И когда маленький мальчик пришел к деду и сказал – почему ты такой знаменитый?
Это очень просто, ответил дед.
Мы ползем к познанию мира, как гусеница ползет по листу.
Так вот, я догадался: этот лист изогнут.
В Праге мне рассказывали:
Эйнштейн читает свою лекцию.

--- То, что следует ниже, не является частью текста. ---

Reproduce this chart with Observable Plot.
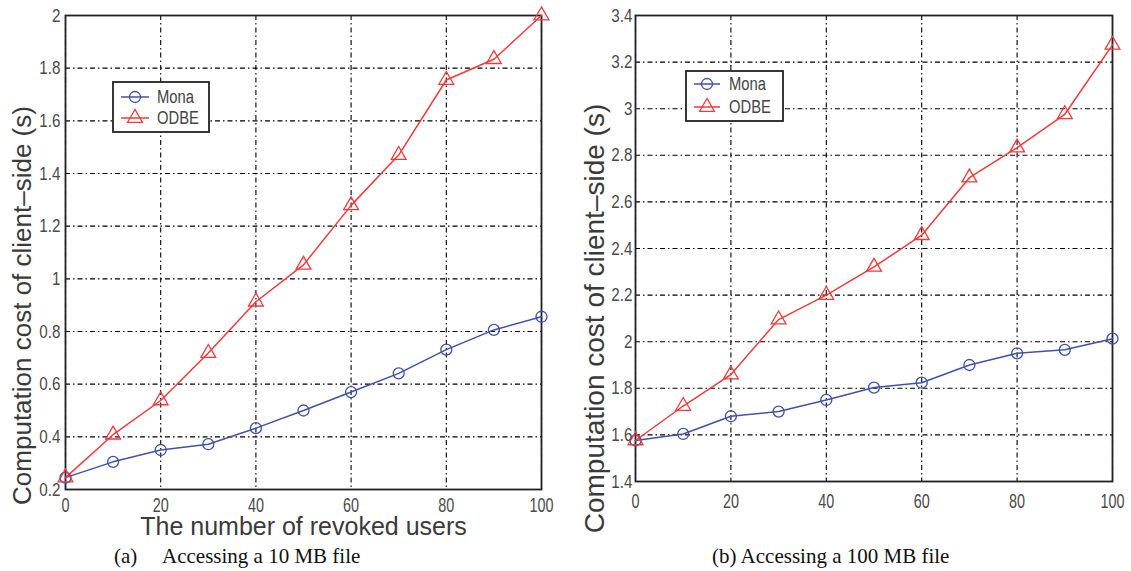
<!DOCTYPE html>
<html>
<head>
<meta charset="utf-8">
<script src="https://cdn.jsdelivr.net/npm/d3@7"></script>
<script src="https://cdn.jsdelivr.net/npm/@observablehq/plot@0.6"></script>
<style>
  html, body { margin: 0; padding: 0; background: #fff; }
  #wrap { position: relative; width: 1131px; height: 571px; overflow: hidden; }
  .panel { position: absolute; top: 0; }
  .cap { position: absolute; top: 546px; font-family: "Liberation Serif", "Times New Roman", serif; font-size: 21px; line-height: 21px; color: #111; white-space: nowrap; }
</style>
</head>
<body>
<div id="wrap">
  <div id="pa" class="panel" style="left:0px"></div>
  <div id="pb" class="panel" style="left:560px"></div>
  <div class="cap" style="left:114px">(a)</div>
  <div class="cap" style="left:162px">Accessing a 10 MB file</div>
  <div class="cap" style="left:712px">(b) Accessing a 100 MB file</div>
</div>
<script>
// ---- data ----
const users = [0, 10, 20, 30, 40, 50, 60, 70, 80, 90, 100];
const seriesNames = ["Mona", "ODBE"];
const monaA = [0.245, 0.305, 0.35, 0.372, 0.433, 0.50, 0.57, 0.641, 0.731, 0.806, 0.856];
const odbeA = [0.245, 0.408, 0.538, 0.718, 0.913, 1.053, 1.279, 1.47, 1.755, 1.834, 2.0];
const monaB = [1.576, 1.604, 1.68, 1.70, 1.75, 1.803, 1.824, 1.90, 1.95, 1.965, 2.013];
const odbeB = [1.576, 1.724, 1.859, 2.095, 2.2, 2.321, 2.457, 2.704, 2.833, 2.976, 3.274];
const xTicks = [0, 20, 40, 60, 80, 100];
const yTicksA = [0.2, 0.4, 0.6, 0.8, 1, 1.2, 1.4, 1.6, 1.8, 2];
const yTicksB = [1.4, 1.6, 1.8, 2, 2.2, 2.4, 2.6, 2.8, 3, 3.2, 3.4];
const yLabel = "Computation cost of client\u2013side (s)";
const xLabel = "The number of revoked users";

const colors = ["#3f52a8", "#f03a3a"];
const symbols = ["circle", "triangle"];

function rows(mona, odbe) {
  const out = [];
  users.forEach((u, i) => {
    out.push({users: u, value: mona[i], series: "Mona"});
  });
  users.forEach((u, i) => {
    out.push({users: u, value: odbe[i], series: "ODBE"});
  });
  return out;
}

const dash = "5,3,1.5,3";
const fmt = d3.format("~g");

function makePlot(o) {
  const data = rows(o.mona, o.odbe);
  const marks = [
    Plot.gridX(xTicks, {stroke: "#000", strokeOpacity: 1, strokeWidth: 1.1, strokeDasharray: dash}),
    Plot.gridY(o.yTicks, {stroke: "#000", strokeOpacity: 1, strokeWidth: 1.1, strokeDasharray: dash}),
    Plot.axisX(xTicks, {tickSize: 0, tickPadding: o.xPad, fontSize: 20, fill: "#4a4a4a", label: null, tickFormat: fmt}),
    Plot.axisY(o.yTicks, {tickSize: 0, tickPadding: o.yPad, fontSize: 19, fill: "#4a4a4a", label: null, tickFormat: fmt}),
    Plot.frame({stroke: "#222", strokeWidth: 1.8}),
    Plot.line(data, {x: "users", y: "value", z: "series", stroke: "series", strokeWidth: 1.5}),
    Plot.dot(data, {x: "users", y: "value", stroke: "series", symbol: "series", r: o.r, fill: "none", strokeWidth: 1.3}),
    Plot.text([yLabel], {frameAnchor: "left", textAnchor: "middle", rotate: -90, dx: o.ylDx, dy: o.ylDy, fontSize: o.ylSize, fill: "#3a3a3a"})
  ];
  if (o.xl) {
    marks.push(Plot.text([xLabel], {frameAnchor: "bottom", textAnchor: "middle", lineAnchor: "bottom", dy: 45, fontSize: 25, fill: "#3a3a3a", ariaLabel: "xlabel"}));
  }
  return Plot.plot({
    width: o.width, height: 540,
    marginLeft: o.ml, marginRight: 19, marginTop: 15, marginBottom: o.mb,
    style: {background: "transparent", fontFamily: "'Liberation Sans', Arial, sans-serif", overflow: "visible"},
    x: {domain: [0, 100]},
    y: {domain: o.yDomain},
    color: {domain: seriesNames, range: colors},
    symbol: {domain: seriesNames, range: symbols},
    marks
  });
}

function condense(svg, label, ratio, length) {
  d3.select(svg).selectAll(`g[aria-label="${label}"] text`).each(function() {
    const w = this.getComputedTextLength();
    this.setAttribute("textLength", length || w * ratio);
    this.setAttribute("lengthAdjust", "spacingAndGlyphs");
  });
}

function addLegend(svg, x, y, w, h, rowYs, lineX0, lineX1, textX) {
  const g = d3.select(svg).append("g").attr("aria-label", "legend").attr("text-anchor", "start");
  g.append("rect").attr("x", x).attr("y", y).attr("width", w).attr("height", h)
    .attr("fill", "#fff").attr("stroke", "#222").attr("stroke-width", 1.8);
  seriesNames.forEach((s, i) => {
    const yy = rowYs[i];
    g.append("line").attr("x1", lineX0).attr("x2", lineX1).attr("y1", yy).attr("y2", yy)
      .attr("stroke", colors[i]).attr("stroke-width", 1.5);
    const sym = i === 0 ? d3.symbolCircle : d3.symbolTriangle;
    g.append("path").attr("d", d3.symbol(sym, 5.5 * 5.5 * Math.PI)())
      .attr("transform", `translate(${(lineX0 + lineX1) / 2},${yy})`)
      .attr("fill", "none").attr("stroke", colors[i]).attr("stroke-width", 1.3);
    const t = g.append("text").attr("x", textX).attr("y", yy).attr("dy", "0.35em")
      .attr("text-anchor", "start")
      .attr("font-family", "'Liberation Sans', Arial, sans-serif").attr("font-size", 18)
      .attr("fill", "#444").text(s);
    const el = t.node();
    const wlen = el.getComputedTextLength();
    el.setAttribute("textLength", wlen * 0.82);
    el.setAttribute("lengthAdjust", "spacingAndGlyphs");
  });
}

const plotA = makePlot({width: 560, ml: 65, mb: 51, yDomain: [0.2, 2], yTicks: yTicksA, mona: monaA, odbe: odbeA,
  xPad: 8, yPad: 5, r: 5.5, ylDx: -43, ylDy: 53, ylSize: 26, xl: true});
const plotB = makePlot({width: 571, ml: 75, mb: 59, yDomain: [1.4, 3.4], yTicks: yTicksB, mona: monaB, odbe: odbeB,
  xPad: 12, yPad: 3, r: 5.5, ylDx: -40, ylDy: 70, ylSize: 28, xl: false});

document.getElementById("pa").appendChild(plotA);
document.getElementById("pb").appendChild(plotB);

[plotA, plotB].forEach(p => {
  condense(p, "x-axis tick label", 0.72);
  condense(p, "y-axis tick label", 0.8);
});
condense(plotA, "xlabel", 1, 284);

addLegend(plotA, 113, 82, 96, 50, [97, 118], 121, 149, 157);
addLegend(plotB, 126, 71, 97, 50, [84, 107], 134, 160, 169);
</script>
</body>
</html>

Его все время перебивает какой-то студент.
Когда прошла лекция, лектор подошел к этому студенту и говорит:
– Коллега, мне показалось, что ты что-то понял.
Эйнштейн удивился.
В этом деле трудно одно.
Очень трудно выйти из потока мыслей.
А это надо сделать, иначе ты устанешь.
У Пушкина сказано:
Ты, парень, может быть, не трус, но глуп.
А мы видали виды.
Мы все не глупы.
Но видывали мало видов.
Потому что они все в будущем.
Когда-то я писал историю паровой машины.
В Англии из шахт откачивали воду водяным насосом.
Какой-то мальчишка, чтобы не торчать около этого нудного дела, – все мальчишки не любят этого, но нашего мальчишку звали Уатт, – придумал как открывать и закрывать клапан – автоматически, как говорим мы сегодня.
Между тем рядом, и в это же время, в Англии бегали люди с такими приспособлениями для точки ножей, их еще и в старой России – в наше время – носили на плече.
В этом приспособлении был особым образом изогнутый прут.
Это и был коленчатый вал.
Что-то подобное коленчатому валу было у всех шарманщиков всех времен.
Берется стержень, на него напаиваются разной длины металлические, скажем так, тоненькие карандашики.